The Corner

Re: Fitznifong

A bunch of readers can’t get past the firewall. They clamor for a fair-use except. Here you go:

Dow Jones, which owns this newspaper, and the AP are also requesting that the court now release all of the redacted parts of Judge David Tatel’s 2005 concurring opinion in the D.C. Circuit ruling that compelled the reporters to testify. Responding to an earlier DJ-AP motion, the court released part of the redacted eight pages in early 2006. But it held back the rest, as well as Mr. Fitzgerald’s affidavits in the case, because the prosecutor insisted his investigation was continuing.

That was a stretch even then, but it’s certainly no longer true. Mr. Fitzgerald months ago told the lawyer for Karl Rove that the senior White House aide will not be indicted. And more to the point of Mr. Fitzgerald’s wild newspaper source chase, we learned last summer that neither Mr. Libby nor Mr. Rove was the original source of the leak of CIA analyst Valerie Plame’s name to columnist Robert Novak. As the Dow Jones-AP motion points out, “The public now knows that the Special Counsel [Mr. Fitzgerald] knew the identity of that leaker — Richard Armitage, the former Deputy Secretary of State — from the very beginning of his investigation.”

Finding the leaker was Mr. Fitzgerald’s main charge from the Justice Department, so why did he keep pursuing reporters with such hyper-zeal for another two years? His pursuit led to a constitutional showdown over the media’s right to protect sources, going all the way to the Supreme Court. And the precedent — a bad one for the press — may well encourage a wave of attempts by prosecutors across the country to force journalists to betray their sources. The press and public both have a right to know what evidence was so compelling that Judge Tatel and Mr. Fitzgerald thought it warranted such a legal collision. All the more so now that Congress is also debating a “shield” law to protect media sources.
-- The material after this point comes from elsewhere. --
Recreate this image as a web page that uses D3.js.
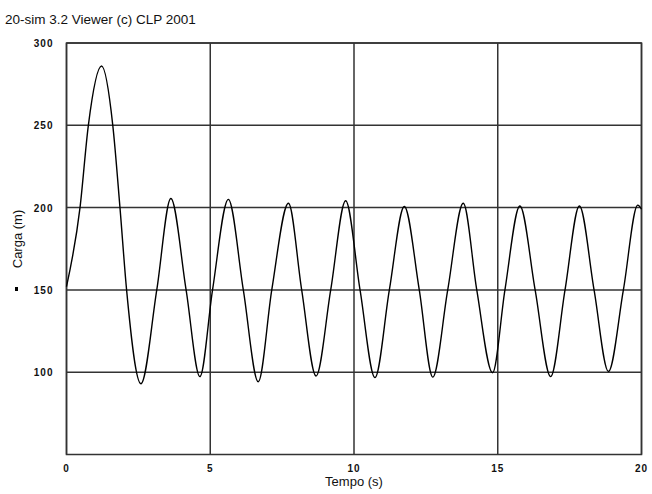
<!DOCTYPE html>
<html>
<head>
<meta charset="utf-8">
<script src="https://cdn.jsdelivr.net/npm/d3@7"></script>
<style>
  body { margin: 0; background: #fff; }
  svg text { font-family: Arial, "Liberation Sans", sans-serif; fill: #111; }
</style>
</head>
<body>
<div id="Area"></div>
<script>
// values
var title = "20-sim 3.2 Viewer (c) CLP 2001";
var xTicks = [0, 5, 10, 15, 20];
var yTicks = [100, 150, 200, 250, 300];

// tempo (s) and carga (m) at peaks, troughs and 150 crossings
var tempo = [0, 0.47, 0.76, 1.22, 1.61, 1.86, 2.09, 2.59, 3.14, 3.63, 4.16, 4.64,
  5.08, 5.63, 6.15, 6.67, 7.14, 7.72, 8.18, 8.68, 9.19, 9.71, 10.21, 10.73,
  11.23, 11.75, 12.27, 12.74, 13.26, 13.80, 14.27, 14.82, 15.25, 15.77, 16.30, 16.84, 17.34,
  17.84, 18.35, 18.85, 19.37, 19.87, 20];
var carga = [152, 200, 250, 286, 250, 200, 150, 93, 150, 205.5, 150, 97.3,
  150, 205, 150, 94.2, 150, 202.6, 150, 97.7, 150, 204.2, 150, 96.7,
  150, 200.7, 150, 97, 150, 202.6, 150, 99.7, 150, 201, 150, 97.3, 150,
  201, 150, 100.4, 150, 201.5, 199];

var data = tempo.map(function(t, i) { return {x: t, y: carga[i]}; });

var margin = {top: 43, right: 10.5, bottom: 39.5, left: 66.5},
    width = 652 - margin.left - margin.right,
    height = 494 - margin.top - margin.bottom;

var svg = d3.select("#Area")
  .append("svg")
    .attr("width", 652)
    .attr("height", 494);

var g = svg.append("g")
    .attr("transform", "translate(" + margin.left + "," + margin.top + ")");

var x = d3.scaleLinear().domain([0, 20]).range([0, width]);
var y = d3.scaleLinear().domain([50, 300]).range([height, 0]);

// title
svg.append("text")
  .attr("x", 5).attr("y", 24)
  .style("font-size", "13.5px")
  .text(title);

// grid lines
g.selectAll(".vgrid")
  .data(xTicks)
  .enter()
  .append("line")
  .attr("x1", function(d){ return x(d) })
  .attr("x2", function(d){ return x(d) })
  .attr("y1", 0).attr("y2", height)
  .attr("stroke", "#333").attr("stroke-width", 1.5);

g.selectAll(".hgrid")
  .data(yTicks)
  .enter()
  .append("line")
  .attr("x1", 0).attr("x2", width)
  .attr("y1", function(d){ return y(d) })
  .attr("y2", function(d){ return y(d) })
  .attr("stroke", "#333").attr("stroke-width", 1.5);

// frame
g.append("rect")
  .attr("width", width).attr("height", height)
  .attr("fill", "none")
  .attr("stroke", "#333").attr("stroke-width", 1.5);

// tick labels
g.selectAll(".xlab")
  .data(xTicks)
  .enter()
  .append("text")
  .attr("x", function(d){ return x(d) })
  .attr("y", height + 17)
  .attr("text-anchor", "middle")
  .style("font-size", "10px").style("font-weight", "bold").style("letter-spacing", "1px")
  .text(function(d){ return d });

g.selectAll(".ylab")
  .data(yTicks)
  .enter()
  .append("text")
  .attr("x", -13)
  .attr("y", function(d){ return y(d) + 4 })
  .attr("text-anchor", "end")
  .style("font-size", "10px").style("font-weight", "bold").style("letter-spacing", "1px")
  .text(function(d){ return d });

// axis titles
svg.append("text")
  .attr("x", margin.left + width / 2)
  .attr("y", 486)
  .attr("text-anchor", "middle")
  .style("font-size", "13px")
  .text("Tempo (s)");

svg.append("text")
  .attr("transform", "translate(22,239) rotate(-90)")
  .attr("text-anchor", "middle")
  .style("font-size", "13px")
  .text("Carga (m)");

// legend marker
svg.append("rect")
  .attr("x", 15).attr("y", 287)
  .attr("width", 3).attr("height", 4)
  .attr("fill", "#000");

// the curve
g.append("path")
  .datum(data)
  .attr("d", d3.line()
    .x(function(d){ return x(d.x) })
    .y(function(d){ return y(d.y) })
    .curve(d3.curveMonotoneX))
  .attr("stroke", "black")
  .attr("stroke-width", 1.4)
  .attr("fill", "none");
</script>
</body>
</html>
A wiser prosecutor than Mr. Fitzgerald would have ended his probe the minute he discovered that Mr. Armitage was the leaker. Instead, he told Mr. Armitage to keep quiet and let the public believe for two years that someone high up in the White House might have leaked for nefarious political purposes. In the end, Mr. Fitzgerald’s case has been distilled to a perjury charge that, while serious as a matter of law, appears to come down to different memories about conversations Mr. Libby had with three journalists. (And, as we all know, journalists never get anything wrong.)

Whether or not Mr. Fitzgerald ever discloses a motive for a seasoned lawyer like Mr. Libby to have lied, the unsealing of the affidavits and Judge Tatel’s redacted pages will help us better understand the prosecutor’s motives for his troubling zeal.